%%

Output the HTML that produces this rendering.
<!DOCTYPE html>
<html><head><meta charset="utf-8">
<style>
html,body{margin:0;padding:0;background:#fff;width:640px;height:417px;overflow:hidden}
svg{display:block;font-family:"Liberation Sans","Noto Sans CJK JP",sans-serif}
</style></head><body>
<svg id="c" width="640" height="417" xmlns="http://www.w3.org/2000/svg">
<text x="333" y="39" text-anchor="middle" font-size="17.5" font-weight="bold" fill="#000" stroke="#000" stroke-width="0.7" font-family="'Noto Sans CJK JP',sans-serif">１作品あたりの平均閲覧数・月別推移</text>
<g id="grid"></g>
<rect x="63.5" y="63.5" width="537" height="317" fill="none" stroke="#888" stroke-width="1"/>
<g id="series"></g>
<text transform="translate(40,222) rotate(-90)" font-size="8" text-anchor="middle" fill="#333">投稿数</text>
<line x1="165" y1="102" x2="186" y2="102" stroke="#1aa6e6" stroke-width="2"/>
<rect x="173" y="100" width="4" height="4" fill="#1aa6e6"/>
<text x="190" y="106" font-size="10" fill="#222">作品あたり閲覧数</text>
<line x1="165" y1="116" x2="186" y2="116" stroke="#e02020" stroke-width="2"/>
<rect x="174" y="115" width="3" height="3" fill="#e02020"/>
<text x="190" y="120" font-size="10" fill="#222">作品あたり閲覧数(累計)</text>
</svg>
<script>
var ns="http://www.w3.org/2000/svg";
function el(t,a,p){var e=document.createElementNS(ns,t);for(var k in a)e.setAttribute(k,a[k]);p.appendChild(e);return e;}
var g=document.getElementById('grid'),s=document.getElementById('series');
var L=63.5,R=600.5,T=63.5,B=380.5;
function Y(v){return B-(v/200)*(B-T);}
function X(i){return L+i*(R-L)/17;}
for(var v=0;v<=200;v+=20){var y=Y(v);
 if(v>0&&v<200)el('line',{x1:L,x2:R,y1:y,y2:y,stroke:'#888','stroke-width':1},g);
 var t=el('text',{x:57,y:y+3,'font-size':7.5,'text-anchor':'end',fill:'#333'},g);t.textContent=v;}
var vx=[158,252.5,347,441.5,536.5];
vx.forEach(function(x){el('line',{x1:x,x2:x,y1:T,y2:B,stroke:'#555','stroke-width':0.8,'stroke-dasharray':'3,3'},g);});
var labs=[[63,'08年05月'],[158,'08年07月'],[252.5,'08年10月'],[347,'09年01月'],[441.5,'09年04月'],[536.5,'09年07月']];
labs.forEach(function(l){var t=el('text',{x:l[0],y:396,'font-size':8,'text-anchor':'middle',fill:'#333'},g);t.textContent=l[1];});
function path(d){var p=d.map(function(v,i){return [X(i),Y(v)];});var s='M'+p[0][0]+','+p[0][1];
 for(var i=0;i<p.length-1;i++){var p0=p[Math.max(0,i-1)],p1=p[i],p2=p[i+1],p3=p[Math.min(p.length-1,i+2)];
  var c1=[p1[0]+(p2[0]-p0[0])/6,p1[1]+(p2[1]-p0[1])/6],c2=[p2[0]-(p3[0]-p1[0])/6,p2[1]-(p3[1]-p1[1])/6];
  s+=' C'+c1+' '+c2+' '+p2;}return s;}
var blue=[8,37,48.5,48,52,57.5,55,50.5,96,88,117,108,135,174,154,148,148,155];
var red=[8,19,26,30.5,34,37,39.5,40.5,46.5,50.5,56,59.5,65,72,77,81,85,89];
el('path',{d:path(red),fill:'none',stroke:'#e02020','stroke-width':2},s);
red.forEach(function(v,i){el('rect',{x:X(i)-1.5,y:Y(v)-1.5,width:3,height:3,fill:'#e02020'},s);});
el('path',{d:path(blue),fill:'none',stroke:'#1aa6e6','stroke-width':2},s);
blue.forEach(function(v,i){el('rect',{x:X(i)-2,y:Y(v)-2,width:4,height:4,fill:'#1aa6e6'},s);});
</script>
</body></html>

%%

Quote the entire listing above exactly.

Output the HTML that produces this rendering.
<!DOCTYPE html>
<html><head><meta charset="utf-8">
<style>
html,body{margin:0;padding:0;background:#fff;width:640px;height:417px;overflow:hidden}
svg{display:block;font-family:"Liberation Sans","Noto Sans CJK JP",sans-serif}
</style></head><body>
<svg id="c" width="640" height="417" xmlns="http://www.w3.org/2000/svg">
<text x="333" y="39" text-anchor="middle" font-size="17.5" font-weight="bold" fill="#000" stroke="#000" stroke-width="0.7" font-family="'Noto Sans CJK JP',sans-serif">１作品あたりの平均閲覧数・月別推移</text>
<g id="grid"></g>
<rect x="63.5" y="63.5" width="537" height="317" fill="none" stroke="#888" stroke-width="1"/>
<g id="series"></g>
<text transform="translate(40,222) rotate(-90)" font-size="8" text-anchor="middle" fill="#333">投稿数</text>
<line x1="165" y1="102" x2="186" y2="102" stroke="#1aa6e6" stroke-width="2"/>
<rect x="173" y="100" width="4" height="4" fill="#1aa6e6"/>
<text x="190" y="106" font-size="10" fill="#222">作品あたり閲覧数</text>
<line x1="165" y1="116" x2="186" y2="116" stroke="#e02020" stroke-width="2"/>
<rect x="174" y="115" width="3" height="3" fill="#e02020"/>
<text x="190" y="120" font-size="10" fill="#222">作品あたり閲覧数(累計)</text>
</svg>
<script>
var ns="http://www.w3.org/2000/svg";
function el(t,a,p){var e=document.createElementNS(ns,t);for(var k in a)e.setAttribute(k,a[k]);p.appendChild(e);return e;}
var g=document.getElementById('grid'),s=document.getElementById('series');
var L=63.5,R=600.5,T=63.5,B=380.5;
function Y(v){return B-(v/200)*(B-T);}
function X(i){return L+i*(R-L)/17;}
for(var v=0;v<=200;v+=20){var y=Y(v);
 if(v>0&&v<200)el('line',{x1:L,x2:R,y1:y,y2:y,stroke:'#888','stroke-width':1},g);
 var t=el('text',{x:57,y:y+3,'font-size':7.5,'text-anchor':'end',fill:'#333'},g);t.textContent=v;}
var vx=[158,252.5,347,441.5,536.5];
vx.forEach(function(x){el('line',{x1:x,x2:x,y1:T,y2:B,stroke:'#555','stroke-width':0.8,'stroke-dasharray':'3,3'},g);});
var labs=[[63,'08年05月'],[158,'08年07月'],[252.5,'08年10月'],[347,'09年01月'],[441.5,'09年04月'],[536.5,'09年07月']];
labs.forEach(function(l){var t=el('text',{x:l[0],y:396,'font-size':8,'text-anchor':'middle',fill:'#333'},g);t.textContent=l[1];});
function path(d){var p=d.map(function(v,i){return [X(i),Y(v)];});var s='M'+p[0][0]+','+p[0][1];
 for(var i=0;i<p.length-1;i++){var p0=p[Math.max(0,i-1)],p1=p[i],p2=p[i+1],p3=p[Math.min(p.length-1,i+2)];
  var c1=[p1[0]+(p2[0]-p0[0])/6,p1[1]+(p2[1]-p0[1])/6],c2=[p2[0]-(p3[0]-p1[0])/6,p2[1]-(p3[1]-p1[1])/6];
  s+=' C'+c1+' '+c2+' '+p2;}return s;}
var blue=[8,37,48.5,48,52,57.5,55,50.5,96,88,117,108,135,174,154,148,148,155];
var red=[8,19,26,30.5,34,37,39.5,40.5,46.5,50.5,56,59.5,65,72,77,81,85,89];
el('path',{d:path(red),fill:'none',stroke:'#e02020','stroke-width':2},s);
red.forEach(function(v,i){el('rect',{x:X(i)-1.5,y:Y(v)-1.5,width:3,height:3,fill:'#e02020'},s);});
el('path',{d:path(blue),fill:'none',stroke:'#1aa6e6','stroke-width':2},s);
blue.forEach(function(v,i){el('rect',{x:X(i)-2,y:Y(v)-2,width:4,height:4,fill:'#1aa6e6'},s);});
</script>
</body></html>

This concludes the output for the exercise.